(What is required): Extract and list every line that contains the word "matplotlib".

______________________________

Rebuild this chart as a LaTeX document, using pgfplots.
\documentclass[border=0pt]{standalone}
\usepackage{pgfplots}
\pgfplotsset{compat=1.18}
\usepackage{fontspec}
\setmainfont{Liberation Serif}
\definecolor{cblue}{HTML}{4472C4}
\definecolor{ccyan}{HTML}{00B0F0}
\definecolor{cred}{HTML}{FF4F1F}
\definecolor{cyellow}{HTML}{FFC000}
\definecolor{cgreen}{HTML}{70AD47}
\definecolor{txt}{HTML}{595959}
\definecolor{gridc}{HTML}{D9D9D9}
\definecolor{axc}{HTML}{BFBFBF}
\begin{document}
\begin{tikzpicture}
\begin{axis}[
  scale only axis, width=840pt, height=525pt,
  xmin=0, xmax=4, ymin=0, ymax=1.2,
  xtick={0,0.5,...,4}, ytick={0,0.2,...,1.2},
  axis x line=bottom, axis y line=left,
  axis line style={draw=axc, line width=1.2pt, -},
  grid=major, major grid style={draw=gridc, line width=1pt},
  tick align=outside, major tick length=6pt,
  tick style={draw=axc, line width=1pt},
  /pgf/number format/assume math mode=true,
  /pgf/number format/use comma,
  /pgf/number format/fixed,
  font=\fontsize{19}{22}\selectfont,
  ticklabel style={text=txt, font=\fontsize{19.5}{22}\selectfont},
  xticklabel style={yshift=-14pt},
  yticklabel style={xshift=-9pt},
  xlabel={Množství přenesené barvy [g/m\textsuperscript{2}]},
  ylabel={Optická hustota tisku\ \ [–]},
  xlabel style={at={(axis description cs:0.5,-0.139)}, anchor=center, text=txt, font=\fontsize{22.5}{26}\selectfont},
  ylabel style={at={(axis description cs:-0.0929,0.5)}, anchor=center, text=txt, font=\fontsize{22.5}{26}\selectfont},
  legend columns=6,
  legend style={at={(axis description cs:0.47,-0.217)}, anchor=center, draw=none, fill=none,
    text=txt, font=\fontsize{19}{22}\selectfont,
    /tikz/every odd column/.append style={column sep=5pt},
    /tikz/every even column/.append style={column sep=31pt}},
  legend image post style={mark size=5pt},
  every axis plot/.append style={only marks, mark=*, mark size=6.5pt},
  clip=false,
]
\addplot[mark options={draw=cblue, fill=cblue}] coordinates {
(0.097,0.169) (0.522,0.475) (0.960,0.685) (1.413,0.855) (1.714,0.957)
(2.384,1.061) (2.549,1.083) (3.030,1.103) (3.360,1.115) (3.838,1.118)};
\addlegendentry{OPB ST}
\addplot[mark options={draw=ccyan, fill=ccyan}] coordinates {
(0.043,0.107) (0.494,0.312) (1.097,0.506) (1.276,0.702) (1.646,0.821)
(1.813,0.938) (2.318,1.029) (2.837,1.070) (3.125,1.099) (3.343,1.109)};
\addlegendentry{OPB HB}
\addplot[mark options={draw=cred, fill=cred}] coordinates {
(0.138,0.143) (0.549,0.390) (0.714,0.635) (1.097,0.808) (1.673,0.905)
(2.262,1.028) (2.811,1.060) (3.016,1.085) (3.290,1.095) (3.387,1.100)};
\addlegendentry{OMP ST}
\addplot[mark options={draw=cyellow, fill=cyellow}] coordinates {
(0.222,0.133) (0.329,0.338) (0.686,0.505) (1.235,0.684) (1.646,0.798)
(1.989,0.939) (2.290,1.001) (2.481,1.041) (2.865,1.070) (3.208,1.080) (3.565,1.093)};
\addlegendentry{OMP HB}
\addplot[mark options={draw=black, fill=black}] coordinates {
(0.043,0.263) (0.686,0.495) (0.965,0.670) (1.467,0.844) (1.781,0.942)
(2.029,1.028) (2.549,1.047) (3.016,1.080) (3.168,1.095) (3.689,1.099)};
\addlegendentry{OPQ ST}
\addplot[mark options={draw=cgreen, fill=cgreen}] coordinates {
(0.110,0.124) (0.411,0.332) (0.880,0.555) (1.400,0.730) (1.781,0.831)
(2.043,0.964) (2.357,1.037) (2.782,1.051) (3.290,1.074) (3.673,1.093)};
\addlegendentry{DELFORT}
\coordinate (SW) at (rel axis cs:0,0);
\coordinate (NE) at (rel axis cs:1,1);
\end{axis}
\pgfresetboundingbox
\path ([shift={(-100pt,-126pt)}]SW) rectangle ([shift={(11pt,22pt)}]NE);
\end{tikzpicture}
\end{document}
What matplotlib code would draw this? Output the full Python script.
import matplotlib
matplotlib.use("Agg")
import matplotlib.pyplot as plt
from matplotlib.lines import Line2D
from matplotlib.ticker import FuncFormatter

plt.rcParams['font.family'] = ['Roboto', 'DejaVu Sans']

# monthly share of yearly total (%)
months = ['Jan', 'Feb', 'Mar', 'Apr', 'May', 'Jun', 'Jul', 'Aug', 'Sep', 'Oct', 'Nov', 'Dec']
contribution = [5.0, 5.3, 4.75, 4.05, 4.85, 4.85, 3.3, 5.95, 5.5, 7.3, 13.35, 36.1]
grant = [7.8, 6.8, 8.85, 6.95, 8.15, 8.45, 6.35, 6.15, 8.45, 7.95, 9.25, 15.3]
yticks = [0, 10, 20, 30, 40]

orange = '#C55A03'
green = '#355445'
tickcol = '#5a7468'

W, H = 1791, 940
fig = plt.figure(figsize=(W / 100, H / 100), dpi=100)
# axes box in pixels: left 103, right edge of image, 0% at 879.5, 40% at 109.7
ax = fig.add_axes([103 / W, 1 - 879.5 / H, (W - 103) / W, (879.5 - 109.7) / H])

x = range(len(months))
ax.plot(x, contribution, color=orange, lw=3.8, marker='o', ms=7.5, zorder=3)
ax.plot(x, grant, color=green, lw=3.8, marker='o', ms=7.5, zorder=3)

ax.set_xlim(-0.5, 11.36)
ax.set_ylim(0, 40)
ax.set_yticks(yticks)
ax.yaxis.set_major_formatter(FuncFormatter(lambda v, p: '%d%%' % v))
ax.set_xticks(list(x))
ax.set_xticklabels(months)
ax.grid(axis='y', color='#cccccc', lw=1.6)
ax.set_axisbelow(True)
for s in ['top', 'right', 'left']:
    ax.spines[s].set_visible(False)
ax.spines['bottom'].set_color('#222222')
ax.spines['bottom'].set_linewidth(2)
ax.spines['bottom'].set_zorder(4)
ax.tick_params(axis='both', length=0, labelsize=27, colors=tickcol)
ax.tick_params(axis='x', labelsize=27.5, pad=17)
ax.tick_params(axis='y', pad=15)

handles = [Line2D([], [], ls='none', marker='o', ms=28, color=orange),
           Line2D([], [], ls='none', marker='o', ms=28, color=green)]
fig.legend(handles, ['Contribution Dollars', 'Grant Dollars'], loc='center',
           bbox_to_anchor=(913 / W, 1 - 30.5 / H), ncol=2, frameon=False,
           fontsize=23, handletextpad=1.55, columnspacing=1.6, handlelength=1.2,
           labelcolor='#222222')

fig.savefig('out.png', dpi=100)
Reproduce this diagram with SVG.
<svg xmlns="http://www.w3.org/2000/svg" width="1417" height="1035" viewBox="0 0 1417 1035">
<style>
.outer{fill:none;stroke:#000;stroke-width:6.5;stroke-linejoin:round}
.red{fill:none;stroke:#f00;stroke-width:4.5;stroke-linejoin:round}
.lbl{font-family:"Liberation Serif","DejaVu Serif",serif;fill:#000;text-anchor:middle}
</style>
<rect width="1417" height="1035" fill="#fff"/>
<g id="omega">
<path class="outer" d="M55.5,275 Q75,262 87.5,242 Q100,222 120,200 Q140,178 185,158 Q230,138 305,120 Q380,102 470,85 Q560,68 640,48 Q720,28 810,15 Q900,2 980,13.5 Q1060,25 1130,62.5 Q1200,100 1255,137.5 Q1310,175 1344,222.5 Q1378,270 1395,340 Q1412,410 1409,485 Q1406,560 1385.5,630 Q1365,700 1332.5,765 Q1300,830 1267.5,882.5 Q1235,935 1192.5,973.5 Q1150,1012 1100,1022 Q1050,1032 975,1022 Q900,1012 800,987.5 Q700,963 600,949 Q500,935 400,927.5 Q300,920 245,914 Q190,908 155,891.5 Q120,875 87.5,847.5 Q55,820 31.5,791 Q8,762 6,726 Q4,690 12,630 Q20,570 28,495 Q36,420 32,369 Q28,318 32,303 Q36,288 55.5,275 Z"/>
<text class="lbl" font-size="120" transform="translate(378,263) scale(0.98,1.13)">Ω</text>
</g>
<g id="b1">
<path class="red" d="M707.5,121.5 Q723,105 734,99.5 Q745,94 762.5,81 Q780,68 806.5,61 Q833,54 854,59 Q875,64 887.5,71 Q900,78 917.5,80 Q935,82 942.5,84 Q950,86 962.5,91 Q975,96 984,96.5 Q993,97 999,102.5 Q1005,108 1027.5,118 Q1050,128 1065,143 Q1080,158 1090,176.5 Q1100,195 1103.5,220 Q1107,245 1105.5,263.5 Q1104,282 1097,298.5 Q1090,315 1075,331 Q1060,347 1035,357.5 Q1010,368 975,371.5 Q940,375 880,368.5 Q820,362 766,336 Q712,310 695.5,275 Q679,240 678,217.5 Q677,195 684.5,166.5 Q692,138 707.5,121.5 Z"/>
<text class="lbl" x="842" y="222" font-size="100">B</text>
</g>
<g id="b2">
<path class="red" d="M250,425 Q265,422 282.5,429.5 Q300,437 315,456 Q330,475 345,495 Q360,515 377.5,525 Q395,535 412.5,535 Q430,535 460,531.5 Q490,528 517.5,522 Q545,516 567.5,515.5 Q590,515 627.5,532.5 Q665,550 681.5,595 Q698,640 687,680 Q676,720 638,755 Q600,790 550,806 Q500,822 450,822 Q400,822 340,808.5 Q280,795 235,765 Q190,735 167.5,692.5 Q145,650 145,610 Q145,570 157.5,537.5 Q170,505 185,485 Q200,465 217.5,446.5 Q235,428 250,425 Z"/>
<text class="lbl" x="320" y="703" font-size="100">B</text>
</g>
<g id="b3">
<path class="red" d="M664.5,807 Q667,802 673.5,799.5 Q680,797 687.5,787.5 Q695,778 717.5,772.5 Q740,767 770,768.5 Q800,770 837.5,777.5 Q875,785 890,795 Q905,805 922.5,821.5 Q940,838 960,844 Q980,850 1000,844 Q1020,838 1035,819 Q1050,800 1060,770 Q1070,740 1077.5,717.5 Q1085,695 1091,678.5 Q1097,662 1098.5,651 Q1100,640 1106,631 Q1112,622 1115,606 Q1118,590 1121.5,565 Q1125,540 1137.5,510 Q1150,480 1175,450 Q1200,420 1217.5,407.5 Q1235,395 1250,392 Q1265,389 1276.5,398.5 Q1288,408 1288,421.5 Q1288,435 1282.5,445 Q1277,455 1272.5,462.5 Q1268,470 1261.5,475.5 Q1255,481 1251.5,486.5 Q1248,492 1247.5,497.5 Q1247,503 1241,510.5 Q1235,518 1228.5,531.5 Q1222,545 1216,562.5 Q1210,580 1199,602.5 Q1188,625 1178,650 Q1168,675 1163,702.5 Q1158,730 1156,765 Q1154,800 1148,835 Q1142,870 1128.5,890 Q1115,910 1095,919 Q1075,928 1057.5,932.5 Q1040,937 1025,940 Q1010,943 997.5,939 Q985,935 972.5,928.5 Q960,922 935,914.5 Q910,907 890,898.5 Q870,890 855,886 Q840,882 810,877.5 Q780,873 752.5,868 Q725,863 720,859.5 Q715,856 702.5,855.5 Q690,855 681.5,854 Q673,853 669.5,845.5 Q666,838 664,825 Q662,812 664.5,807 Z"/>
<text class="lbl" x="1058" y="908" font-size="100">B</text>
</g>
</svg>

______________________________

(Output of the exercise):
What matplotlib code would draw this? Output the full Python script.
import matplotlib
matplotlib.use("Agg")
import matplotlib.pyplot as plt
from matplotlib.lines import Line2D
from matplotlib.ticker import FuncFormatter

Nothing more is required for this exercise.